Lo sgarbo a Mihajlovic, la prima in Nazionale e la suggestione San Paolo: Donnarumma, tutto in sette giorni
Il sabato sera, di solito, lo si ritrovava in piazza a Pompei. Con l'immenso Santuario alle spalle, i colori della gente attorno e loro, gli amici di sempre, quelli che più gli mancano. Coca-Cola al chiosco, giro a Via Roma, poi tutti giù da 'Zì Caterina', i videogiochi li aspettavano. Ah, quanto mancano queste serate a Gigio. S'incontrava Jonathan, Marco, si scherzava con gli amici più stretti e c'era sempre il battibecco con l'amico tifoso del Napoli.
Chissà se avrà pensato ad una di quelle serate Donnarumma, ieri sera, quando invece di essere a Pompei, era una trentina di chilometri più a nord, a Fuorigrotta. Giocare al San Paolo è sempre stato una suggestione, ma d'altronde quando si cresce alla scuola calcio "Asd Club Napoli" non potrebbe essere altrimenti. E chissà se magari Pompei l'avrà raggiunta più tardi, forse follia. Però che bella esperienza da raccontare agli amici, pure a quell'amico tifoso del Napoli.
Sì, perché Gigio ieri, nonostante i quattro gol subiti, ha fatto il fenomeno. Voli a destra e a sinistra, come se nulla fosse, davanti a tutta la famiglia, il presidente Ciro accorso da Castellammare di Stabia insieme a tanti altri amici. Tutti lì, con sguardo fiero e petto all'infuori. "Quel ragazzo l'abbiamo scoperto noi", e adesso è già un campione, a 17 anni e mezzo, e lo dimostra anche sul prato del San Paolo.
Come se ce ne stesse ancora bisogno, d'altronde.
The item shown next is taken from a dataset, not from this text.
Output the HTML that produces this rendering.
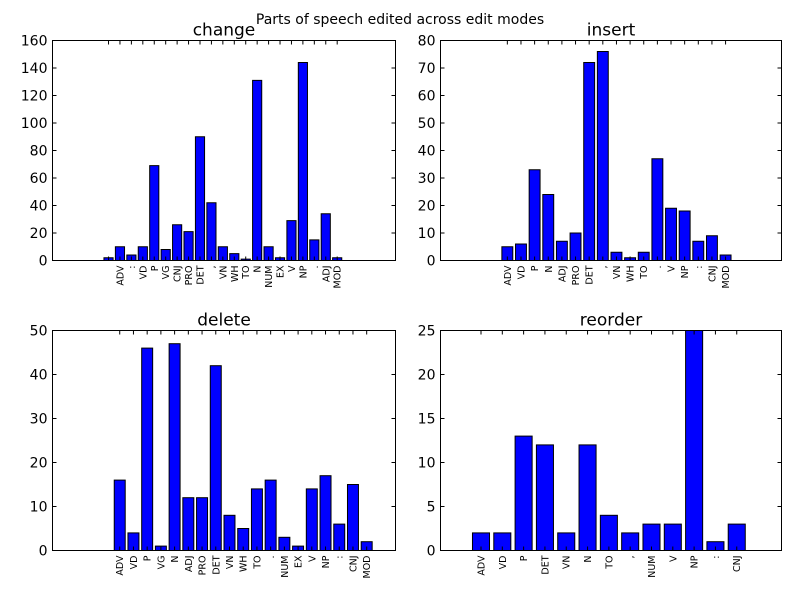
<!DOCTYPE html>
<html><head><meta charset="utf-8"><style>
html,body{margin:0;padding:0;background:#fff;}
svg{display:block;font-family:"DejaVu Sans","Liberation Sans",sans-serif;}
</style></head><body>
<svg id="fig" width="800" height="600" viewBox="0 0 800 600">
<rect x="0" y="0" width="800" height="600" fill="#fff"/>
<text x="400" y="24" text-anchor="middle" font-size="14">Parts of speech edited across edit modes</text>
</svg>
<script>
const changeCats = ['', 'ADV', ':', 'VD', 'P', 'VG', 'CNJ', 'PRO', 'DET', ',', 'VN', 'WH', 'TO', 'N', 'NUM', 'EX', 'V', 'NP', '.', 'ADJ', 'MOD'];
const changeVals = [2, 10, 4, 10, 69, 8, 26, 21, 90, 42, 10, 5, 1, 131, 10, 2, 29, 144, 15, 34, 2];
const changeTicks = [0, 20, 40, 60, 80, 100, 120, 140, 160];

const insertCats = ['ADV', 'VD', 'P', 'N', 'ADJ', 'PRO', 'DET', ',', 'VN', 'WH', 'TO', '.', 'V', 'NP', ':', 'CNJ', 'MOD'];
const insertVals = [5, 6, 33, 24, 7, 10, 72, 76, 3, 1, 3, 37, 19, 18, 7, 9, 2];
const insertTicks = [0, 10, 20, 30, 40, 50, 60, 70, 80];

const deleteCats = ['ADV', 'VD', 'P', 'VG', 'N', 'ADJ', 'PRO', 'DET', 'VN', 'WH', 'TO', '.', 'NUM', 'EX', 'V', 'NP', ':', 'CNJ', 'MOD'];
const deleteVals = [16, 4, 46, 1, 47, 12, 12, 42, 8, 5, 14, 16, 3, 1, 14, 17, 6, 15, 2];
const deleteTicks = [0, 10, 20, 30, 40, 50];

const reorderCats = ['ADV', 'VD', 'P', 'DET', 'VN', 'N', 'TO', ',', 'NUM', 'V', 'NP', ':', 'CNJ'];
const reorderVals = [2, 2, 13, 12, 2, 12, 4, 2, 3, 3, 25, 1, 3];
const reorderTicks = [0, 5, 10, 15, 20, 25];

const NS = 'http://www.w3.org/2000/svg';
const fig = document.getElementById('fig');
function mk(tag, attrs, parent){
  const e = document.createElementNS(NS, tag);
  for (const k in attrs) e.setAttribute(k, attrs[k]);
  (parent || fig).appendChild(e);
  return e;
}
function panel(name, title, cats, vals, ticks, box, xlim){
  const g = mk('g', {});
  
  
  const ymax = ticks[ticks.length - 1];
  const xs = v => box.x + (v - xlim[0]) / (xlim[1] - xlim[0]) * box.w;
  const ys = v => box.y + box.h - v / ymax * box.h;
  const t = mk('text', {x: box.x + box.w / 2, y: box.y - 5, 'text-anchor': 'middle', 'font-size': 17}, g);
  t.textContent = title;
  
  
  vals.forEach((v, i) => {
    const x0 = xs(i), x1 = xs(i + 0.8);
    const r = mk('rect', {x: x0, y: ys(v), width: x1 - x0, height: ys(0) - ys(v), fill: '#0000ff', stroke: '#000', 'stroke-width': 1}, g);
    
    
    const cx = xs(i + 0.4);
    mk('line', {x1: cx, x2: cx, y1: box.y + box.h, y2: box.y + box.h - 4, stroke: '#000'}, g);
    mk('line', {x1: cx, x2: cx, y1: box.y, y2: box.y + 4, stroke: '#000'}, g);
    const lb = mk('text', {x: 0, y: 0, 'font-size': 9.5, 'text-anchor': 'end', transform: `translate(${cx + 3.5},${box.y + box.h + 5}) rotate(-90)`}, g);
    lb.textContent = cats[i];
    
    
  });
  ticks.forEach(tv => {
    const y = ys(tv);
    mk('line', {x1: box.x, x2: box.x + 4, y1: y, y2: y, stroke: '#000'}, g);
    mk('line', {x1: box.x + box.w, x2: box.x + box.w - 4, y1: y, y2: y, stroke: '#000'}, g);
    const tl = mk('text', {x: box.x - 5, y: y + 5, 'text-anchor': 'end', 'font-size': 14}, g);
    tl.textContent = tv;
    
    
  });
  const fr = mk('rect', {x: box.x, y: box.y, width: box.w, height: box.h, fill: 'none', stroke: '#000', 'stroke-width': 1}, g);
  
  
}
panel('change', 'change', changeCats, changeVals, changeTicks, {x: 52.5, y: 40.5, w: 343, h: 220}, [-4.5, 25.5]);
panel('insert', 'insert', insertCats, insertVals, insertTicks, {x: 440.5, y: 40.5, w: 341, h: 220}, [-4.5, 20.5]);
panel('delete', 'delete', deleteCats, deleteVals, deleteTicks, {x: 52.5, y: 330.5, w: 343, h: 220}, [-4.5, 20.5]);
panel('reorder', 'reorder', reorderCats, reorderVals, reorderTicks, {x: 440.5, y: 330.5, w: 341, h: 220}, [-1.5, 14.5]);
</script>
</body></html>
La sette giorni di Donnarumma è stata di quelle che difficilmente si può dimenticare. Domenica scorsa, infatti, c'erano già i motivi per essere al settimo cielo. Mihajlovic di fronte, proprio lui che l'ha lanciato al Milan, e Gigione che si fa beffe di lui, parando il rigore a Belotti all'ultimo minuto. Maledetto. "Chi me l'ha fatto fare di mandarlo in campo?" avrà pensato il suo ex allenatore, adesso al Torino. Scherzando, ovviamente, perché un talento così lo si vorrebbe vedere anche nel cortile di casa. Ovunque.
Ma l'emozione più grande, lo scuserà il Milan per il quale morirebbe pure e si sa, è arrivata venerdì (sabato, in maniera ufficiale). Telefono in mano: chi è? Giampiero Ventura. "Azz", avrà detto con quell'accento napoletano che ormai non si sente quasi più. "Gigio, vieni in Nazionale". Quella dei grandi sì, a 17 anni e mezzo. L'emozione è stata così forte che per un po' il portierone non ce l'ha fatta neanche a chiamare amici e famiglia per condividerla.
E lo capiamo, certo. Non si tratta in assoluto del convocato più giovane della storia della Nazionale, ma poco ci manca. Gavinelli fu convocato a 16 anni e tre mesi circa, ma parliamo addirittura del 1911. Poi c'è De Vecchi, chiamato a 16 anni, ma anche qui si ritorna ad un secolo fa. Negli ultimi decenni il migliore è lui, Donnarumma. Meglio di Bergomi, convocato a 18 anni e tre mesi circa nel 1982. E meglio anche di Santon, chiamato nel 2009, quando aveva 18 anni e cinque mesi. Gigio does it better. L'azzurro l'attende, a chiudere una settimana lunga davvero impensabile solo qualche mese fa. E forse se ne sarà fatto una ragione: è doloroso rinunciare alle serate a Pompei, ma queste emozioni ripagano di tutto. Complimenti, Gigio.